Anyways - it's possible, espically in this humid weather, to get a shock from the voltage on the line - although it's more of an annoyance then painful. The sweating we're all doing right now increases the skins conductance, and allows the lower voltage/current to pass thru the body. Ring current, is painful!

Laz


reelq

@rogers.com
reply to BTS Niagara
Sometimes...


BTS Niagara

join:2006-06-22
St Catharines, ON
reply to sbrook
if you put an ohms meter on the ground side it will show a ground
ring shows voltage


sbrook
Premium,Mod
join:2001-12-14
H0H 0H0
reply to BTS Niagara
There is no ground side ... red and green are both offset to ground under normal circumstances. Otherwise party lines and other requirements for ground offset signalling such as "message" would never have worked.


BTS Niagara

join:2006-06-22
St Catharines, ON

reply to DKS
said by DKS See Profile :

The phone was ringing. The green wire is the ring. Red is tip. Ring voltage is between 70 and 90 volts DC.

Either that or your brain rebooted...
RED is the ring on inside wire(quad)green is tip and normally the ground side but the polarity obviously got reversed somewhere. and he must have been grounded causing the shock(shock happens)no big deal, no reason to get scared of playing with phone wires


me13

@bell.ca
reply to rizzler
Most of the time the inside wire is not grounded.


rizzler

join:2004-07-07
canada
reply to sbrook
your line isn't probably grounded.


sbrook
Premium,Mod
join:2001-12-14
H0H 0H0
reply to DKS
Yeah, except that the guy who wrote the original got it wrong too ... he had the frequency at 25Hz, which for MOST old bell phones was too fast for the clapper!


DKS
Damn Kidney Stones
Premium,ExMod 2002
join:2001-03-22
Owen Sound, ON
clubs:
reply to sbrook
You did the same search I did.


sbrook
Premium,Mod
join:2001-12-14
H0H 0H0
·Rogers Hi-Speed

Host:
Rogers
Bell Canada

1 edit
reply to DKS
said by DKS See Profile :

Ring voltage is between 70 and 90 volts DC.
I hope not or the clapper in an old bell would hit one of the gongs and stay there! Ring in N. Am. phones is nominally 88V AC 20Hz superimposed on the 48V supervisory standing voltage between Red and Green. (For the UK, that's 60-75V AC 25Hz)

OP ...

You can't have gotten a shock from touching the green wire alone.

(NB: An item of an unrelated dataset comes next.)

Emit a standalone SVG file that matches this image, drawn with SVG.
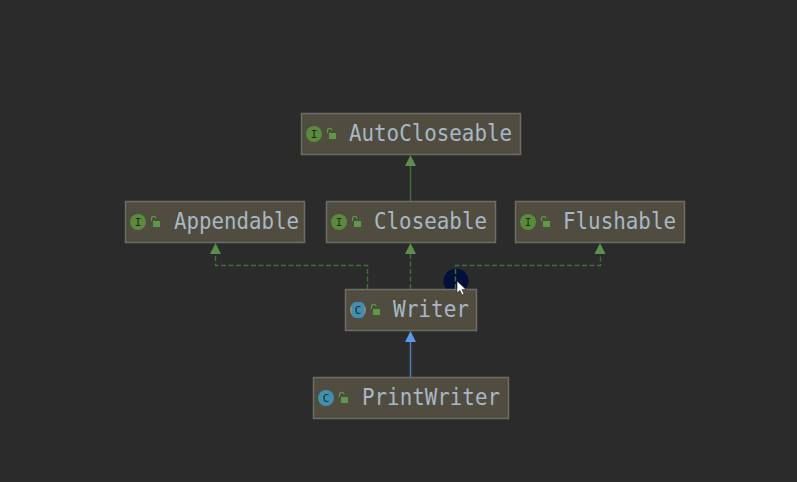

You had to be touching something else, AND you had to have fairly moist fingers to get a significant belt from the supervisory voltage only. Having worked on old strowger exchanges, the 48V supervisory voltage is enough to "bite" when shocked with dry hands, but not to kick. It takes ringing to do that!


me13

@bell.ca

reply to joshb
The phone line has 48 volts on it when on hook, but if you touch one side and either you are a good path to ground or another part of your body is touching another wire, metal structure, waterpipe, etc you will get a small usually harmless jolt. I think most of the jolt is from the unexpectiveness of receiving the jolt.


joshb
Don't sweat the small stuff.
Premium
join:2006-03-04
Calgary, AB
clubs:
·TELUS
·TekSavvy Solutions..
·Shaw
·Primus Talkbroadband
·GoDaddy Hosting

reply to brassy
said by brassy See Profile :

Theres just no way the phone was ringing though. I had a cordless one (connected to another jack) and it didnt ring.

Did it feel good?

On a side note you probably have a bad ground on bell's side. Even with that kind of voltage going through your body you would have known after the fact if it had rang on yah. Well as long your had voice mail and the person left a message that is.
--
If things made sense in life there would be no challenge in life.


chrispi5

join:2004-07-11
Toronto, ON

reply to brassy
said by brassy See Profile :

Theres just no way the phone was ringing though. I had a cordless one (connected to another jack) and it didnt ring.

You did not hear it cause you rang instead.